STATED EXERCISE – Stop after the line with "0, 1, 0, 0, 0];": repeat exactly every line before it, beginning with the first, and that line itself.

####################

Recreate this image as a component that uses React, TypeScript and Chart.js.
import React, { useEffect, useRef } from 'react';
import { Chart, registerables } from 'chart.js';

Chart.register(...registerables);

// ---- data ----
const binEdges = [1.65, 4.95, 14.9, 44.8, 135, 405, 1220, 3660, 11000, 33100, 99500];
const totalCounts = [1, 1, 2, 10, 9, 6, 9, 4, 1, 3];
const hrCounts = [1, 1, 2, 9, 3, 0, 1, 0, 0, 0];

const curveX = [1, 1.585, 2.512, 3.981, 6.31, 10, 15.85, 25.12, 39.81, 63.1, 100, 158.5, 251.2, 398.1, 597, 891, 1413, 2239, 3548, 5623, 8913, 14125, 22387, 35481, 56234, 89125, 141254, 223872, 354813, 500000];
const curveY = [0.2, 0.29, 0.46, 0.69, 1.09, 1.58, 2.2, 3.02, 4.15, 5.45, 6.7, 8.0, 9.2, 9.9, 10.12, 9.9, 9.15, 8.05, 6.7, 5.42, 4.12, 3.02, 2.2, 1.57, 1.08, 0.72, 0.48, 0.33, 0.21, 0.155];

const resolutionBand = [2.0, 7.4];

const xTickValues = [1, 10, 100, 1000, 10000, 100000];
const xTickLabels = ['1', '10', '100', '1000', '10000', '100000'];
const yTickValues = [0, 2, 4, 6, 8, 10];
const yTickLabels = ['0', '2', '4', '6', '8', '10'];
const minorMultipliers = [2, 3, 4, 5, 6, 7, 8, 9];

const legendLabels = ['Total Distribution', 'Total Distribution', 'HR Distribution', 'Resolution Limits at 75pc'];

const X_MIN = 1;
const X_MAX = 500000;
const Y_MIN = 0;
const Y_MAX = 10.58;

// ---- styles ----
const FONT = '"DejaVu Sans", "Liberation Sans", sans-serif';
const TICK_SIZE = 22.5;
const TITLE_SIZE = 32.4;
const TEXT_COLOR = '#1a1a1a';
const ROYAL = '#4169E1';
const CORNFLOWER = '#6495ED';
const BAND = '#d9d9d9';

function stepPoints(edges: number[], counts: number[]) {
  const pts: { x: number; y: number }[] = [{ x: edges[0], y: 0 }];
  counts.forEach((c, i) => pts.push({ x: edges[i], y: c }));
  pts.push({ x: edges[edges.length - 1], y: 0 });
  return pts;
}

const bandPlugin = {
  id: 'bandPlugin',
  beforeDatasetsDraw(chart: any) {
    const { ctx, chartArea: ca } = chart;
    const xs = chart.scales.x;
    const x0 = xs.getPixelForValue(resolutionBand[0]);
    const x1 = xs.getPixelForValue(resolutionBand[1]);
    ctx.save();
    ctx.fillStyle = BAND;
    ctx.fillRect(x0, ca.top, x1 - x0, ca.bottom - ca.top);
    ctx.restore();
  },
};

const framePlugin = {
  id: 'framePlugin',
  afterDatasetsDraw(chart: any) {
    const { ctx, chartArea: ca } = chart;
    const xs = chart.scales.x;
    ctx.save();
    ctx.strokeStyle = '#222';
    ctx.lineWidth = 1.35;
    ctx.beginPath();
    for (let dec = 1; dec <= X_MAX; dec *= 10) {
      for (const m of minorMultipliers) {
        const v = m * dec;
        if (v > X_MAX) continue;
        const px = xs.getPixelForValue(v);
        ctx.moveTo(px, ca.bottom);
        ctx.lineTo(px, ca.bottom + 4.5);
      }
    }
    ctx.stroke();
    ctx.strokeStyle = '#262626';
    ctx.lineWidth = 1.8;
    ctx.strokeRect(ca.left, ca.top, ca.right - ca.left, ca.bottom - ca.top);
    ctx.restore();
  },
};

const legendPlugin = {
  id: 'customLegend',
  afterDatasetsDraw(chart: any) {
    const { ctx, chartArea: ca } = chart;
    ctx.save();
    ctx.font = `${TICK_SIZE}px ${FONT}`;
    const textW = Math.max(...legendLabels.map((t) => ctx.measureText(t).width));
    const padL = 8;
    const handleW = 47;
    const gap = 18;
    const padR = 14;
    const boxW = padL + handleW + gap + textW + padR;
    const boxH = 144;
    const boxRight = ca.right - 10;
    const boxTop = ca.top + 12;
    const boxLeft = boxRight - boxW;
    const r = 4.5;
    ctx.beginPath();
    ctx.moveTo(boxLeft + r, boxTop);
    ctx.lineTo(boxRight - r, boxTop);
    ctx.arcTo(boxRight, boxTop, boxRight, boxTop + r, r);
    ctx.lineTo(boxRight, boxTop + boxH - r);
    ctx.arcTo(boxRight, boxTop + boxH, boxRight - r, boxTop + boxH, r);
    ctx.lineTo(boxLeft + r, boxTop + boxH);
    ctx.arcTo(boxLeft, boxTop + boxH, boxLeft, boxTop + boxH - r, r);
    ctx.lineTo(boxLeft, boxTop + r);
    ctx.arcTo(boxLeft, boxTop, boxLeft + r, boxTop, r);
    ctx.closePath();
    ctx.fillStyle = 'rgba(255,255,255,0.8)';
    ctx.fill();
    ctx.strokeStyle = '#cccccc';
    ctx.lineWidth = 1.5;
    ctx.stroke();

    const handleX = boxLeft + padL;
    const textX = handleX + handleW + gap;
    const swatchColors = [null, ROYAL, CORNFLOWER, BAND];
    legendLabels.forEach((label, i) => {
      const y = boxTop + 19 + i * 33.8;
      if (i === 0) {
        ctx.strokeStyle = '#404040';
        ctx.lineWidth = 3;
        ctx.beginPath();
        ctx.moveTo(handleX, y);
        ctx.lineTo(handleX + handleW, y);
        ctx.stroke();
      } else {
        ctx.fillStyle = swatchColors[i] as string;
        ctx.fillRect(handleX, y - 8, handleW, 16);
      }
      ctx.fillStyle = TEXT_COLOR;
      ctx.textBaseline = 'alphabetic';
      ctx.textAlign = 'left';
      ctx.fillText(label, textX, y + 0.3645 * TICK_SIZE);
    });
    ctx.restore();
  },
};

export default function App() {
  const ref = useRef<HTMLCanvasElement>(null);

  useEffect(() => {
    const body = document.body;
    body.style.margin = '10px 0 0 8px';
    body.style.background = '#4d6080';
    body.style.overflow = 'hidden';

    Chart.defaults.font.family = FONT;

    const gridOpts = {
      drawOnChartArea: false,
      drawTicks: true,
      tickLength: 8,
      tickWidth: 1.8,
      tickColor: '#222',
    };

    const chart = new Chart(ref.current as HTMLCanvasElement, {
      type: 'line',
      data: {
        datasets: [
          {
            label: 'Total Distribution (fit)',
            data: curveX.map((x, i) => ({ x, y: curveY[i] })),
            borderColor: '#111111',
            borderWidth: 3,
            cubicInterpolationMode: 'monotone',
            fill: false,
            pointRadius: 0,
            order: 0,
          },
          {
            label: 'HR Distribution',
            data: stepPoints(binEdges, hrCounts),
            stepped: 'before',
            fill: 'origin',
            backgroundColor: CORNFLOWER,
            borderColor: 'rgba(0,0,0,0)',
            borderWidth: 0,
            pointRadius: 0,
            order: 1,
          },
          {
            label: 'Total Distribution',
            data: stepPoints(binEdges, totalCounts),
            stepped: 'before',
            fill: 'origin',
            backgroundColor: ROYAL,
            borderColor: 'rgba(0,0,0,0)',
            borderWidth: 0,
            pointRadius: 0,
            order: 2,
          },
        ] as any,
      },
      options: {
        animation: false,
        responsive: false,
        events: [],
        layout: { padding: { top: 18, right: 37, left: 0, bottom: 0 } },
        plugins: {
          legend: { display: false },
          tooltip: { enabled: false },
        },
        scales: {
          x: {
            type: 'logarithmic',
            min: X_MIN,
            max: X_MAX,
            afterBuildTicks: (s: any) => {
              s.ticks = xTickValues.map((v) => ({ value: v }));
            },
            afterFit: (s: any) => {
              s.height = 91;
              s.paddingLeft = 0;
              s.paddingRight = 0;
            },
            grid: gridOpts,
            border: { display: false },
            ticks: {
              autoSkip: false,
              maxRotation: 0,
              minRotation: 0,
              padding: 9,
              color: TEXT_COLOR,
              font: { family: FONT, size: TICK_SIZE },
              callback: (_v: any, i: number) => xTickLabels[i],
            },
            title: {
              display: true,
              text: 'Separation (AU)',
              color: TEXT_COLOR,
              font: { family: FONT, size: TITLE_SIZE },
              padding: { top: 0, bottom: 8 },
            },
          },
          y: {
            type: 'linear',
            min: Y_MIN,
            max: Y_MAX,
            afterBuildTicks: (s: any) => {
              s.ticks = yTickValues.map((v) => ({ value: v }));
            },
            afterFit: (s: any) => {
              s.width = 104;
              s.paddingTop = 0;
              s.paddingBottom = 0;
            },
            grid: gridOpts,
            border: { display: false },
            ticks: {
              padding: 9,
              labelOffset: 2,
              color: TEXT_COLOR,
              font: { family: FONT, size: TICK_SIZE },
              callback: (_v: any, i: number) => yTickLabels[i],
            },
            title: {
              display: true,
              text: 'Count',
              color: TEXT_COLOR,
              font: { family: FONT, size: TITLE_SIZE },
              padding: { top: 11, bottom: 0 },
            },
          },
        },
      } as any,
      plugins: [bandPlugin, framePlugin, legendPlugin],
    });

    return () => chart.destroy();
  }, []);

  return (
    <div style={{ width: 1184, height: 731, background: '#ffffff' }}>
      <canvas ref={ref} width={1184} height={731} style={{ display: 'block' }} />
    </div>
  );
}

####################

SOLVED PROBLEM –
Recreate this image as a component that uses React, TypeScript and Chart.js.
import React, { useEffect, useRef } from 'react';
import { Chart, registerables } from 'chart.js';

Chart.register(...registerables);

// ---- data ----
const binEdges = [1.65, 4.95, 14.9, 44.8, 135, 405, 1220, 3660, 11000, 33100, 99500];
const totalCounts = [1, 1, 2, 10, 9, 6, 9, 4, 1, 3];
const hrCounts = [1, 1, 2, 9, 3, 0, 1, 0, 0, 0];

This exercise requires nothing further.